Work done by the person pulling the cord can be found using the work-energy principle, which states that the work done is the change in kinetic energy. Calculate the initial and final kinetic energies and find their difference. Initial kinetic energy:\[ K_i = \frac{1}{2} m v_i^2 \]where \( v_i = 0.70 \text{ m/s} \).Final kinetic energy:\[ K_f = \frac{1}{2} m v_f^2 \]where \( v_f = 2.80 \text{ m/s} \).

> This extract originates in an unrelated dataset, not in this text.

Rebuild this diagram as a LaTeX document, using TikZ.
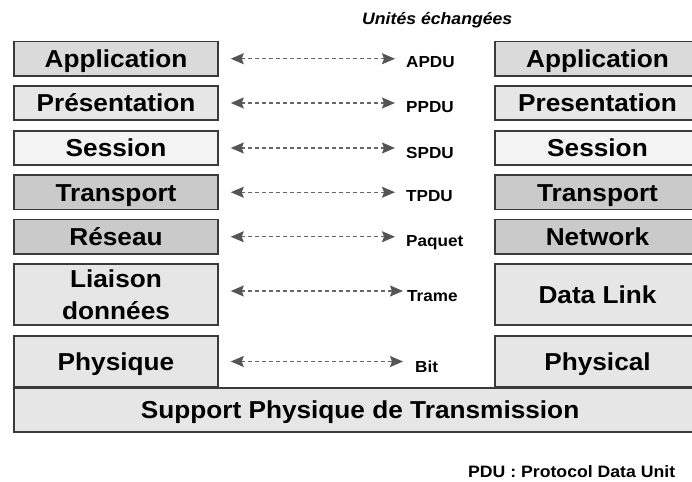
\documentclass[tikz,border=0pt]{standalone}
\usepackage{fontspec}
\setmainfont{Liberation Sans}[FakeStretch=1.07]
\usetikzlibrary{arrows.meta}

\definecolor{bord}{HTML}{3A3A3A}
\definecolor{fonce}{HTML}{CACACA}
\definecolor{moyen}{HTML}{DADADA}
\definecolor{clair}{HTML}{E6E6E6}
\definecolor{blanc}{HTML}{F3F3F3}
\definecolor{pointe}{HTML}{555555}

\begin{document}
\begin{tikzpicture}[x=1pt, y=-1pt,
    couche/.style={draw=bord, line width=1.5pt, inner sep=0pt, align=center,
        text height=17.5pt, text depth=0pt,
        font=\fontsize{24.5}{32}\selectfont\bfseries},
    gauche/.style={couche, minimum width=204pt},
    droite/.style={couche, minimum width=205pt},
    unite/.style={anchor=base west, inner sep=0pt, font=\fontsize{16}{19}\selectfont\bfseries},
    echange/.style={draw=black!60, line width=1.3pt, dash pattern=on 4pt off 3pt,
        {Stealth[length=13pt,width=11pt,inset=2pt,color=pointe]}-{Stealth[length=13pt,width=11pt,inset=2pt,color=pointe]},
        shorten <=12pt, shorten >=11pt}]
    \useasboundingbox (0,0) rectangle (692,481);
    \node[anchor=base west, inner sep=0pt, font=\fontsize{16.5}{19}\selectfont\bfseries\itshape] (titre) at (362,25) {Unités échangées};
    % couches de gauche
    \node[gauche, fill=moyen, minimum height=34.5pt] (appG) at (116,58.75) {Application};
    \node[gauche, fill=clair, minimum height=34pt] (preG) at (116,103) {Présentation};
    \node[gauche, fill=blanc, minimum height=34pt] (sesG) at (116,148) {Session};
    \node[gauche, fill=fonce, minimum height=34.5pt] (traG) at (116,192.25) {Transport};
    \node[gauche, fill=fonce, minimum height=34.5pt] (resG) at (116,236.75) {Réseau};
    \node[gauche, fill=clair, minimum height=61pt, text height={}, text depth={}] (liaG) at (116,294.5) {Liaison\\données};
    \node[gauche, fill=clair, minimum height=51pt] (phyG) at (116,361.5) {Physique};
    % couches de droite
    \node[droite, fill=moyen, minimum height=34.5pt] (appD) at (597.5,58.75) {Application};
    \node[droite, fill=clair, minimum height=34pt] (preD) at (597.5,103) {Presentation};
    \node[droite, fill=blanc, minimum height=34pt] (sesD) at (597.5,148) {Session};
    \node[droite, fill=fonce, minimum height=34.5pt] (traD) at (597.5,192.25) {Transport};
    \node[droite, fill=fonce, minimum height=34.5pt] (resD) at (597.5,236.75) {Network};
    \node[droite, fill=clair, minimum height=61pt] (liaD) at (597.5,294.5) {Data Link};
    \node[droite, fill=clair, minimum height=51pt] (phyD) at (597.5,361.5) {Physical};
    % support
    \node[couche, fill=clair, minimum width=692pt, minimum height=44pt] (supp) at (360,410) {Support Physique de Transmission};
    % unites
    \node[unite] (apdu) at (406,68) {APDU};
    \node[unite] (ppdu) at (406,113) {PPDU};
    \node[unite] (spdu) at (406,158) {SPDU};
    \node[unite] (tpdu) at (406,201.5) {TPDU};
    \node[unite] (paq) at (406,246) {Paquet};
    \node[unite] (trame) at (407,301) {Trame};
    \node[unite] (bit) at (415,372) {Bit};
    \draw[echange] (appG) -- (appG -| apdu.west);
    \draw[echange] (preG) -- (preG -| ppdu.west);
    \draw[echange] (sesG) -- (sesG -| spdu.west);
    \draw[echange] (traG) -- (traG -| tpdu.west);
    \draw[echange] (resG) -- (resG -| paq.west);
    \draw[echange, shorten >=4pt] ([yshift=3.5pt]liaG.east) -- ([yshift=3.5pt]liaG.east -| trame.west);
    \draw[echange, shorten >=12pt] (phyG) -- (phyG -| bit.west);
    \node[anchor=base west, inner sep=0pt, font=\fontsize{16.5}{19}\selectfont\bfseries] (note) at (468,477) {PDU : Protocol Data Unit};
\end{tikzpicture}
\end{document}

Calculating Initial and Final Kinetic Energies

Calculate the initial kinetic energy:\[K_i = \frac{1}{2} \times 0.0600 \times (0.70)^2 = \frac{1}{2} \times 0.0600 \times 0.49 = 0.0147 \text{ J}\]Calculate the final kinetic energy:\[K_f = \frac{1}{2} \times 0.0600 \times (2.80)^2 = \frac{1}{2} \times 0.0600 \times 7.84 = 0.2352 \text{ J}\]

Calculating the Work Done

The work done (W) by pulling the cord is the change in kinetic energy:\[W = K_f - K_i = 0.2352 \text{ J} - 0.0147 \text{ J} = 0.2205 \text{ J}\]So, the work done by the person is 0.2205 J.

Key concepts

Kinetic Energy

Kinetic energy is an essential concept in understanding how energy moves with objects as they speed up or slow down. It reflects the energy an object possesses due to its motion. For a given object, the kinetic energy is calculated using the formula:\[ K = \frac{1}{2} mv^2 \]where:- *m* is the mass of the object (in kilograms),- *v* is the velocity of the object (in meters per second).In our scenario, a small block moves at varying speeds depending on how far it is from the hole it's revolving around. Initially, the block has a kinetic energy of 0.0147 J when revolving at 0.70 m/s.When the radius decreases and its speed increases to 2.80 m/s, the block's kinetic energy spikes to 0.2352 J. This showcases how significantly kinetic energy enhances as speed multiplies, demonstrating that kinetic energy is very sensitive to changes in speed due to the squared factor of velocity.

Tension

Tension is a force exerted by a string or rope when it is pulled tight by forces acting from opposite ends. In circular motion, such as that of a block attached to a cord, tension provides the necessary centripetal force for the block to maintain its circular path.For each scenario, tension is computed as:\[ T = \frac{mv^2}{r} \]where:- *m* is the mass,- *v* is the velocity,- *r* is the radius of rotation.In the initial setting, tension is calculated to be 0.0735 N at a speed of 0.70 m/s with a radius of 0.40 m. However, when the radius is reduced to 0.10 m and speed increases to 2.80 m/s, tension drastically rises to 4.704 N. This shows how tension, directly related to speed and inversely related to radius, increases sharply with a decrease in radius and increase in velocity.

Work-Energy Principle

The work-energy principle bridges the concept of work done on an object and its kinetic energy change. It states that the work done by forces on an object results in a change in its kinetic energy. The work done can be calculated by:\[ W = \Delta K = K_f - K_i \]where:- \( K_f \) is the final kinetic energy,- \( K_i \) is the initial kinetic energy.In the exercise involving the rotating block, the work done by pulling the cord from below alters its kinetic energy from 0.0147 J to 0.2352 J. As a result, the work done is measured as 0.2205 J. This perfectly illustrates how an increase in kinetic energy, due to increasing speed, reflects the work applied on the block, thereby making the block move faster along a tighter circle.